Leveraging data from past projects can predict outcomes, optimize processes, and reduce costs. Predictive analytics help in forecasting potential delays, budget overruns, or safety incidents.

5. Drones and Robotics:

Drones are now frequently used for site surveys, progress monitoring, and safety inspections. Robotics, on the other hand, aids in tasks like bricklaying, concrete dispensing, and even site clean-up.

6. Augmented and Virtual Reality (AR & VR):

These technologies are increasingly used for virtual walkthroughs, design alterations in real-time, and training scenarios, offering stakeholders a more immersive experience.

7. 3D Printing:

Especially in custom or large-scale construction, 3D printing can produce complex architectural features, reduce material waste, and even create entire building sections.
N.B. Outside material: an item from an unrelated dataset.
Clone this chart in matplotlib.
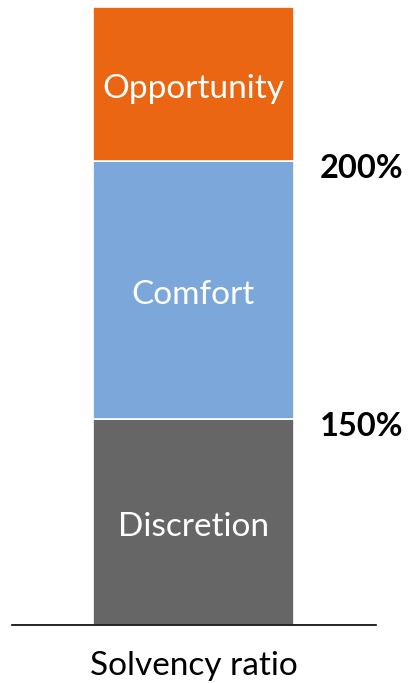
import matplotlib.pyplot as plt

# segment data (bottom to top)
segments = ["Discretion", "Comfort", "Opportunity"]
heights = [206, 258, 154]
colors = ["#666666", "#7BA7DA", "#EA6612"]
thresholds = ["150%", "200%"]
category = "Solvency ratio"

plt.rcParams["font.family"] = ["Lato", "DejaVu Sans"]

fig = plt.figure(figsize=(4.10, 6.83), dpi=100)
ax = fig.add_axes([12 / 410, 58 / 683, 364 / 410, 618 / 683])

bottom = 0
for name, h, c in zip(segments, heights, colors):
    ax.bar(0, h, width=1.0, bottom=bottom, color=c, edgecolor="white", linewidth=1.2)
    ax.text(0, bottom + h / 2 - 5, name, color="white", fontsize=24,
            ha="center", va="center")
    bottom += h

# threshold labels at segment boundaries
b = 0
for lab, h in zip(thresholds, heights[:2]):
    b += h
    ax.text(0.63, b - 8, lab, fontsize=23.5, fontweight="bold", ha="left", va="center")

ax.set_xlim(-0.903, 0.908)
ax.set_ylim(0, sum(heights))
for s in ["top", "right", "left"]:
    ax.spines[s].set_visible(False)
ax.spines["bottom"].set_linewidth(1.2)
ax.set_yticks([])
ax.set_xticks([0])
ax.set_xticklabels([category], fontsize=24)
ax.tick_params(axis="x", length=0, pad=19)

fig.savefig("out.png", dpi=100)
8. Safety Enhancements with Wearable Tech:

Devices like smart helmets with AR capabilities, vests with built-in sensors, or boots that detect exhaustion levels are being integrated to enhance worker safety and well-being.

9. Lean Construction:

Adopted from manufacturing, this approach focuses on reducing waste in all forms (time, material, effort) and maximizing value, making construction processes more efficient.

10. Integrated Project Delivery (IPD):

IPD is a collaborative approach where all stakeholders (architects, contractors, and owners) work together from the project’s onset, sharing risks and rewards. This ensures more transparency and joint decision-making.
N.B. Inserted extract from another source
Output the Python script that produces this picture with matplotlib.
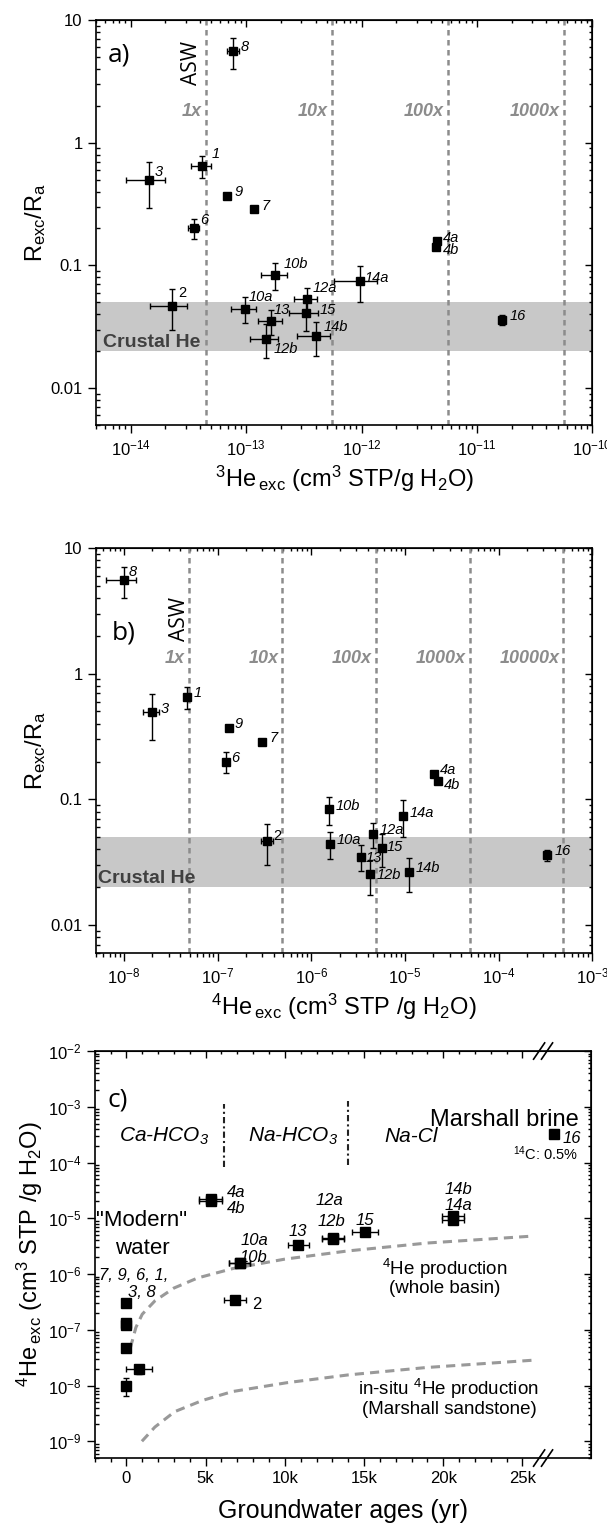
import numpy as np
import matplotlib
matplotlib.use('Agg')
import matplotlib.pyplot as plt
from matplotlib.ticker import FixedLocator, NullFormatter, FuncFormatter
import matplotlib.transforms as mtransforms

plt.rcParams['font.family'] = ['Liberation Sans', 'DejaVu Sans']
plt.rcParams['axes.unicode_minus'] = False
plt.rcParams['mathtext.fontset'] = 'custom'
plt.rcParams['mathtext.rm'] = 'Liberation Sans'
plt.rcParams['mathtext.it'] = 'Liberation Sans:italic'
plt.rcParams['mathtext.bf'] = 'Liberation Sans:bold'

# ---- data ----
samples = ['1', '2', '3', '4a', '4b', '6', '7', '8', '9',
           '10a', '10b', '12a', '12b', '13', '14a', '14b', '15', '16']
he3 = [4.14e-14, 2.28e-14, 1.44e-14, 4.52e-12, 4.45e-12, 3.52e-14, 1.18e-13, 7.74e-14, 6.79e-14,
       9.83e-14, 1.79e-13, 3.35e-13, 1.49e-13, 1.65e-13, 9.73e-13, 4.07e-13, 3.28e-13, 1.66e-11]
he3_err = [0.8e-14, 0.8e-14, 0.53e-14, 0.1e-12, 0.1e-12, 0.38e-14, 0.05e-13, 0.9e-14, 0.2e-14,
           2.4e-14, 0.45e-13, 0.77e-13, 0.41e-13, 0.38e-13, 4.0e-13, 1.29e-13, 0.95e-13, 0.1e-11]
he4 = [4.64e-8, 3.36e-7, 1.98e-8, 2.04e-5, 2.24e-5, 1.22e-7, 3.0e-7, 9.9e-9, 1.32e-7,
       1.59e-6, 1.55e-6, 4.5e-6, 4.26e-6, 3.37e-6, 9.5e-6, 1.1e-5, 5.7e-6, 3.27e-4]
he4_err = [0.3e-8, 0.5e-7, 0.38e-8, 0.05e-5, 0.05e-5, 0.05e-7, 0.1e-7, 3.5e-9, 0.05e-7,
           0.05e-6, 0.05e-6, 0.1e-6, 0.1e-6, 0.1e-6, 0.2e-6, 0.3e-6, 0.1e-6, 0.1e-4]
ratio = [0.65, 0.047, 0.495, 0.158, 0.141, 0.20, 0.287, 5.55, 0.37,
         0.0445, 0.084, 0.053, 0.0253, 0.035, 0.074, 0.0264, 0.041, 0.036]
ratio_err = [0.13, 0.017, 0.2, 0.005, 0.005, 0.037, 0.01, 1.55, 0.02,
             0.0108, 0.021, 0.012, 0.0078, 0.008, 0.024, 0.008, 0.012, 0.0035]
age = [0, 6830, 800, 5320, 5320, 0, 0, 0, 0,
       7150, 7150, 13050, 13050, 10850, 20600, 20600, 15070, 27000]
age_err = [0, 700, 800, 730, 730, 0, 0, 0, 0,
           670, 670, 700, 700, 670, 700, 700, 800, 0]

crustal_band = [0.02, 0.05]
asw_he3 = [4.5e-14, 5.55e-13, 5.6e-12, 5.7e-11]
asw_he3_labels = ['1x', '10x', '100x', '1000x']
asw_he4 = [4.9e-8, 4.9e-7, 4.9e-6, 4.9e-5, 4.9e-4]
asw_he4_labels = ['1x', '10x', '100x', '1000x', '10000x']

basin_age = [250, 600, 1000, 1800, 3000, 4500, 6700, 10000, 14000, 19000, 25700]
basin_he4 = [4.7e-8, 1.1e-7, 1.9e-7, 3.3e-7, 5.6e-7, 8.5e-7, 1.25e-6, 1.85e-6, 2.6e-6, 3.6e-6, 4.8e-6]
insitu_age = [980, 1800, 3050, 4800, 6700, 10100, 14000, 18900, 25700]
insitu_he4 = [1.0e-9, 1.8e-9, 3.4e-9, 5.4e-9, 7.8e-9, 1.12e-8, 1.55e-8, 2.1e-8, 2.85e-8]

facies_age = [6170, 13980]
facies_lo = [8.4e-5, 9.0e-5]
facies_hi = [1.12e-3, 1.27e-3]
break_age = 26300

# label offsets (pixels right, pixels down) per panel
off_a = {'8': (7.7, -4), '1': (9.3, -11.3), '3': (6, -8.3), '9': (7.7, -3.3), '7': (7, -3.3),
         '6': (6, -8.7), '4a': (6.2, -3.3), '4b': (7, 3.3), '10b': (8, -10.7), '14a': (4.6, -3.3),
         '12a': (5.8, -11), '2': (5.8, -12.3), '10a': (3.5, -11.3), '15': (13.5, -2.7),
         '13': (2.7, -11), '12b': (7.7, 10.7), '14b': (7, -9), '16': (7, -4)}
off_b = {'8': (5, -8.3), '3': (8.5, -3.3), '1': (6.6, -4), '9': (5.8, -4.3), '7': (6.6, -4.3),
         '6': (5.8, -3.3), '4a': (5.8, -4.3), '4b': (5.8, 4), '10b': (6.6, -3.3), '14a': (6.6, -3.3),
         '12a': (7.3, -4.3), '2': (6.2, -4.3), '10a': (6.6, -3.7), '15': (4.6, -0.7),
         '13': (5, 1), '12b': (5.8, 1), '14b': (7, -4), '16': (7.3, -4)}
off_c = {'4a': (16, -8.3, 'left'), '4b': (16, 10, 'left'), '12a': (-4, -36.7, 'center'),
         '12b': (-2, -17.7, 'center'), '15': (0, -11.3, 'center'), '13': (0, -13.3, 'center'),
         '10a': (14.3, -22.7, 'center'), '10b': (14, -5.7, 'center'), '14b': (5.8, -26.7, 'center'),
         '14a': (5.8, -14.3, 'center'), '2': (17.4, 4.3, 'left'), '16': (8.5, 4.3, 'left')}

GRAY = '#8c8c8c'
PX = 0.72  # points per pixel at dpi 100
TAGFONT = ['Open Sans', 'DejaVu Sans']

fig = plt.figure(figsize=(6.07, 15.25), dpi=100)
ax_a = fig.add_axes([0.158, 0.7213, 0.818, 0.2656])
ax_b = fig.add_axes([0.158, 0.3751, 0.818, 0.2656])
ax_c = fig.add_axes([0.156, 0.0439, 0.817, 0.2669])


def style_ticks(ax):
    ax.tick_params(axis='both', which='major', labelsize=12, width=1, length=6, direction='out')
    ax.tick_params(axis='x', which='minor', width=1, length=3, direction='out')
    ax.tick_params(axis='y', which='minor', width=1, length=3, direction='in')
    for s in ax.spines.values():
        s.set_linewidth(1.2)
    top = ax.secondary_xaxis('top')
    right = ax.secondary_yaxis('right')
    for sec, axis in ((top, top.xaxis), (right, right.yaxis)):
        sec.tick_params(which='major', direction='in', length=5, width=1)
        sec.tick_params(which='minor', direction='in', length=2.5, width=1)
        axis.set_major_formatter(NullFormatter())
        axis.set_minor_formatter(NullFormatter())
    return top, right


def label_points(ax, xs, ys, offsets, size):
    for name, x, y in zip(samples, xs, ys):
        if name not in offsets:
            continue
        o = offsets[name]
        ha = o[2] if len(o) > 2 else 'left'
        style = 'normal' if name == '2' else 'italic'
        ax.annotate(name, (x, y), xytext=(o[0] * PX, -o[1] * PX), textcoords='offset points',
                    ha=ha, va='center', fontsize=size, style=style)


def ratio_panel(ax, xvals, xerr, lines, line_labels, xlim, ylim, xlabel, tag, tag_xy, asw_xy,
                lab_y, crust_x, offsets):
    ax.set_xscale('log')
    ax.set_yscale('log')
    ax.set_xlim(*xlim)
    ax.set_ylim(*ylim)
    ax.axhspan(crustal_band[0], crustal_band[1], color='#c8c8c8', lw=0, zorder=0)
    for x, lab in zip(lines, line_labels):
        ax.axvline(x, color=GRAY, lw=1.8, ls=(0, (2.2, 1.8)), zorder=1)
        ax.annotate(lab, (x, lab_y), xytext=(-3, 0), textcoords='offset points', ha='right',
                    va='center', fontsize=13, style='italic', fontweight='bold', color=GRAY)
    ax.errorbar(xvals, ratio, xerr=xerr, yerr=ratio_err, fmt='s', color='black', ms=6,
                elinewidth=1, capsize=2.5, capthick=1, zorder=3)
    label_points(ax, xvals, ratio, offsets, 10.5)
    ax.text(crust_x, 0.0235, 'Crustal He', fontsize=14, fontweight='bold', color='#404040',
            va='center', family=['Liberation Sans Narrow', 'Liberation Sans'])
    ax.text(tag_xy[0], tag_xy[1], tag, fontsize=19, family=TAGFONT, va='center')
    ax.text(asw_xy[0], asw_xy[1], 'ASW', fontsize=15, family=TAGFONT,
            rotation=90, ha='center', va='center')
    ax.yaxis.set_major_formatter(FuncFormatter(lambda v, p: '%g' % v))
    ax.yaxis.set_minor_formatter(NullFormatter())
    ax.set_xlabel(xlabel, fontsize=17, labelpad=4)
    ax.set_ylabel(r'$\mathregular{R_{exc}/R_a}$', fontsize=17, labelpad=2)
    style_ticks(ax)


ratio_panel(ax_a, he3, he3_err, asw_he3, asw_he3_labels, (5e-15, 1e-10), (0.005, 10),
            r'$\mathregular{^3He\,{}_{exc}\ (cm^3\ STP/g\ H_2O)}$', 'a)', (6.3e-15, 5.2),
            (3.36e-14, 4.5), 1.78, 5.8e-15, off_a)
ratio_panel(ax_b, he4, he4_err, asw_he4, asw_he4_labels, (5e-9, 1e-3), (0.006, 10),
            r'$\mathregular{^4He\,{}_{exc}\ (cm^3\ STP\ /g\ H_2O)}$', 'b)', (7.4e-9, 2.1),
            (3.9e-8, 2.72), 1.33, 5.3e-9, off_b)

# ---- panel c ----
ax = ax_c
ax.set_yscale('log')
ax.set_xlim(-2000, 29300)
ax.set_ylim(5e-10, 1e-2)
ax.plot(basin_age, basin_he4, color='#999999', lw=2.2, ls=(0, (3, 2)), zorder=1)
ax.plot(insitu_age, insitu_he4, color='#999999', lw=2.2, ls=(0, (3, 2)), zorder=1)
ax.vlines(facies_age, facies_lo, facies_hi, colors='#222222', lw=1.5, linestyles=[(0, (3, 1.5, 1, 1.5))])
ax.errorbar(age, he4, xerr=age_err, yerr=he4_err, fmt='s', color='black', ms=7,
            elinewidth=1, capsize=2.5, capthick=1, zorder=3)
label_points(ax, age, he4, off_c, 12)

ax.text(-1220, 1.32e-3, 'c)', fontsize=19, family=TAGFONT, va='center')
ax.text(2370, 2.9e-4, r'Ca-HCO$\mathregular{_3}$', fontsize=15, style='italic', ha='center', va='center')
ax.text(10500, 2.9e-4, r'Na-HCO$\mathregular{_3}$', fontsize=15, style='italic', ha='center', va='center')
ax.text(17970, 2.9e-4, 'Na-Cl', fontsize=15, style='italic', ha='center', va='center')
ax.text(28540, 5.8e-4, 'Marshall brine', fontsize=17, ha='right', va='center')
ax.text(28540, 1.42e-4, r'$\mathregular{^{14}}$C: 0.5%', fontsize=10.5, ha='right', va='center')
ax.text(980, 9.3e-6, '"Modern"', fontsize=16, ha='center', va='center')
ax.text(980, 2.88e-6, 'water', fontsize=16, ha='center', va='center')
ax.text(440, 9.3e-7, '7, 9, 6, 1,', fontsize=12, style='italic', ha='center', va='center')
ax.text(980, 4.6e-7, '3, 8', fontsize=12, style='italic', ha='center', va='center')
ax.text(20100, 1.25e-6, r'$\mathregular{^4}$He production', fontsize=13.5, ha='center', va='center')
ax.text(20100, 5.4e-7, '(whole basin)', fontsize=13.5, ha='center', va='center')
ax.text(20300, 8.75e-9, r'in-situ $\mathregular{^4}$He production', fontsize=13.5, ha='center', va='center')
ax.text(20400, 3.67e-9, '(Marshall sandstone)', fontsize=13.5, ha='center', va='center')

ax.xaxis.set_major_locator(FixedLocator([0, 5000, 10000, 15000, 20000, 25000]))
ax.xaxis.set_minor_locator(FixedLocator([v for v in range(-2000, 25001, 1000) if v % 5000]))
ax.xaxis.set_major_formatter(FuncFormatter(lambda v, p: '0' if v == 0 else '%dk' % (v / 1000)))
ax.yaxis.set_minor_formatter(NullFormatter())
ax.set_xlabel('Groundwater ages (yr)', fontsize=18, labelpad=9)
ax.set_ylabel(r'$\mathregular{^4He\,{}_{exc}\ (cm^3\ STP\ /g\ H_2O)}$', fontsize=17, labelpad=2)
top_c, right_c = style_ticks(ax)
top_c.xaxis.set_major_locator(FixedLocator([0, 5000, 10000, 15000, 20000, 25000]))
top_c.xaxis.set_minor_locator(FixedLocator([v for v in range(-2000, 25001, 1000) if v % 5000]))

# axis break marks
trans = mtransforms.blended_transform_factory(ax.transData, ax.transAxes)
for yb in (0.0, 1.0):
    for dx in (-250, 250):
        ax.plot([break_age + dx - 350, break_age + dx + 350], [yb - 0.02, yb + 0.02],
                color='black', lw=1.2, transform=trans, clip_on=False, zorder=5)

fig.savefig('out.png', dpi=100)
Challenges in Construction Management Plan

Crafting and executing a Construction Management Plan (CMP) might seem straightforward on paper, but in practice, numerous challenges can arise. Let’s explore some of the most common obstacles that construction managers and stakeholders often grapple with:

1. Scope Creep:

This is when the project’s objectives expand beyond its original goals without corresponding adjustments in resources, time, and budget. Uncontrolled changes or continuous addition to the project’s scope can derail its progress and lead to cost overruns.

2. Resource Constraints:

Procuring the necessary resources, be it materials, machinery, or manpower, in the right quantity and at the right time, can be a daunting task. Any mismatch in resource allocation can stall the project and increase costs.

3. Budget Overruns:

Sticking to a budget is a constant challenge, especially when unforeseen expenses arise. This could be due to market fluctuations, changes in project requirements, or unexpected site conditions.

4. Communication Barriers:

Effective communication is pivotal for a successful project. Miscommunication or lack of transparency among stakeholders can lead to misunderstandings, conflicts, and errors in execution.
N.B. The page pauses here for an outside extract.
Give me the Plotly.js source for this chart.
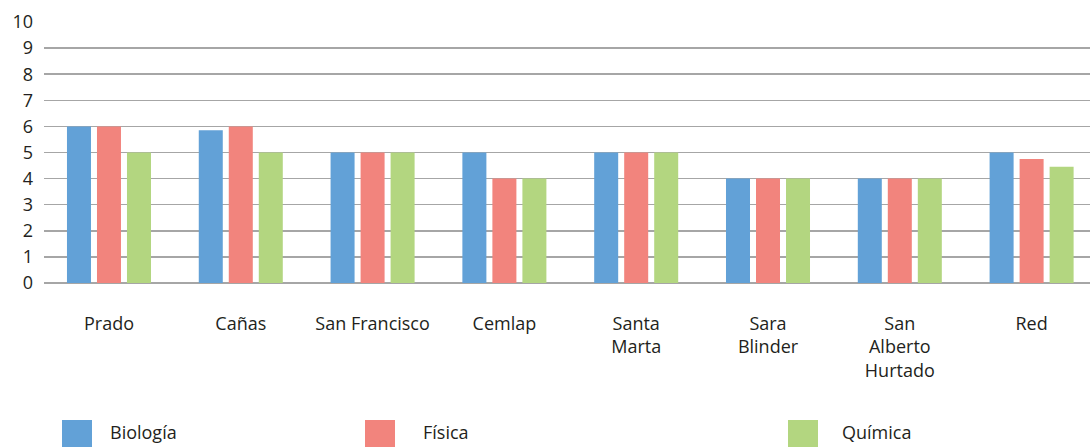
<!DOCTYPE html>
<html><head><meta charset="utf-8">
<script src="https://cdn.plot.ly/plotly-3.0.1.min.js"></script>
<style>html,body{margin:0;padding:0;background:#fff}#chart{width:1090px;height:447px}</style>
</head><body><div id="chart"></div>
<script>
const categories = ["Prado", "Cañas", "San Francisco", "Cemlap", "Santa<br>Marta", "Sara<br>Blinder", "San<br>Alberto<br>Hurtado", "Red"];
const seriesNames = ["Biología", "Física", "Química"];
const biologia = [6, 5.85, 5, 5, 5, 4, 4, 5];
const fisica = [6, 6, 5, 4, 5, 4, 4, 4.75];
const quimica = [5, 5, 5, 4, 5, 4, 4, 4.45];
const colors = ["#62A1D7", "#F2847D", "#B3D680"];
const yTicks = [0,1,2,3,4,5,6,7,8,9,10];

const W = 1090, H = 447, L = 44, R = 0, T = 22, B = 164;
const pw = W - L - R, ph = H - T - B;
const px = x => (x - L) / pw;
const py = y => (H - B - y) / ph;

const data = [biologia, fisica, quimica].map((vals, i) => ({
  type: 'bar', x: categories, y: vals, name: seriesNames[i],
  marker: {color: colors[i]}, showlegend: false, hoverinfo: 'x+y'
}));

const legendSq = [62, 365, 788];
const legendTx = [108, 421, 840];
const shapes = [], annotations = [];
seriesNames.forEach((n, i) => {
  shapes.push({type: 'rect', xref: 'paper', yref: 'paper',
    x0: px(legendSq[i]), x1: px(legendSq[i] + 30), y0: py(447), y1: py(420),
    fillcolor: colors[i], line: {width: 0}});
  annotations.push({xref: 'paper', yref: 'paper', x: px(legendTx[i]), y: py(446),
    xanchor: 'left', yanchor: 'bottom', text: n, showarrow: false,
    font: {size: 18, color: '#231f20'}});
});

const layout = {
  width: W, height: H,
  margin: {l: L, r: R, t: T, b: B},
  paper_bgcolor: '#fff', plot_bgcolor: '#fff',
  font: {family: 'Open Sans, sans-serif', size: 17, color: '#231f20'},
  barmode: 'group', bargap: 0.317, bargroupgap: 0.2,
  showlegend: false,
  xaxis: {type: 'category', range: [-0.493, 7.443], showgrid: false, zeroline: false, showline: false,
    ticks: '', ticklabelstandoff: 28, tickfont: {size: 18}},
  yaxis: {range: [0, 10], tickvals: yTicks, showgrid: true, gridcolor: '#a6a6a6', gridwidth: 1.5,
    zeroline: true, zerolinecolor: '#a6a6a6', zerolinewidth: 1.5, showline: false,
    ticks: '', ticklabelstandoff: 10, tickfont: {size: 18}},
  shapes: shapes, annotations: annotations
};
Plotly.newPlot('chart', data, layout, {displayModeBar: false, staticPlot: true});
</script></body></html>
5. Complex Regulatory Environment:

Navigating the maze of local, state, and federal regulations is not always straightforward. Non-compliance, whether inadvertent or overlooked, can lead to legal complications, penalties, and project delays.

6. Time Constraints and Delays:

Timely completion is often a significant pressure point. External factors like adverse weather conditions, delayed material deliveries, or unforeseen site challenges can disrupt schedules, leading to cascading delays.

7. Technological Integration:

While modern construction management tools and software offer immense benefits, integrating them seamlessly can be a challenge. This is especially true for teams accustomed to traditional methods or those lacking in tech-savviness.

8. Safety Concerns:

Ensuring the safety of the construction site, workers, and the public is paramount. Yet, accidents, oversights, or non-compliance with safety standards can pose grave risks.

9. Quality Maintenance:

Balancing speed with quality assurance is tricky. There’s always the temptation to cut corners to meet deadlines, but this can compromise the integrity and durability of the completed structure.

10. Stakeholder Management:

Different stakeholders (owners, contractors, suppliers, community members) may have varied expectations and interests. Aligning everyone towards a common goal while addressing individual concerns can be a diplomatic challenge.

11. Environmental and Social Impact:

Modern construction projects are expected to be environmentally responsible and socially sensitive. Managing waste, reducing carbon footprints, or addressing community concerns might pose challenges in the execution of the CMP.


Who is responsible for developing and overseeing the CMP?

Typically, the construction manager or project manager, in collaboration with other key stakeholders, develops the CMP. Once developed, the construction manager is primarily responsible for its implementation and oversight, although input and cooperation from all project participants are essential.

How often should the CMP be reviewed and updated?

While the frequency might vary based on project size and complexity, it’s advisable to review the CMP at significant project milestones or whenever there’s a major change in project scope, resources, or timelines.

How does a CMP address environmental and community concerns?

Modern CMPs incorporate environmental management strategies, focusing on sustainable construction practices, waste management, and emissions control. Additionally, they might outline measures to address community concerns, like noise regulation adherence or traffic management around construction sites.

Is a CMP legally required?

While not always a legal requirement, certain jurisdictions or project types might mandate the development and submission of a CMP, especially for large-scale constructions or projects in environmentally sensitive areas.

What is the difference between a CMP and a construction safety plan?

While a CMP covers all aspects of project management, including resource allocation, timelines, and quality assurance, a construction safety plan specifically focuses on ensuring safety protocols, practices, and compliance on the construction site.

How does technology integrate into a CMP?

Modern CMPs often incorporate technological tools like project management software, Building Information Modeling (BIM), and other digital solutions to enhance efficiency, communication, and monitoring throughout the project lifecycle.

A well-structured CMP isn’t just paperwork; it’s the backbone of a successful construction project. As the industry advances and projects become more complex, the importance of a robust Construction Management Plan has never been more paramount. Stay ahead, and ensure your next construction endeavor stands tall, backed by a comprehensive CMP.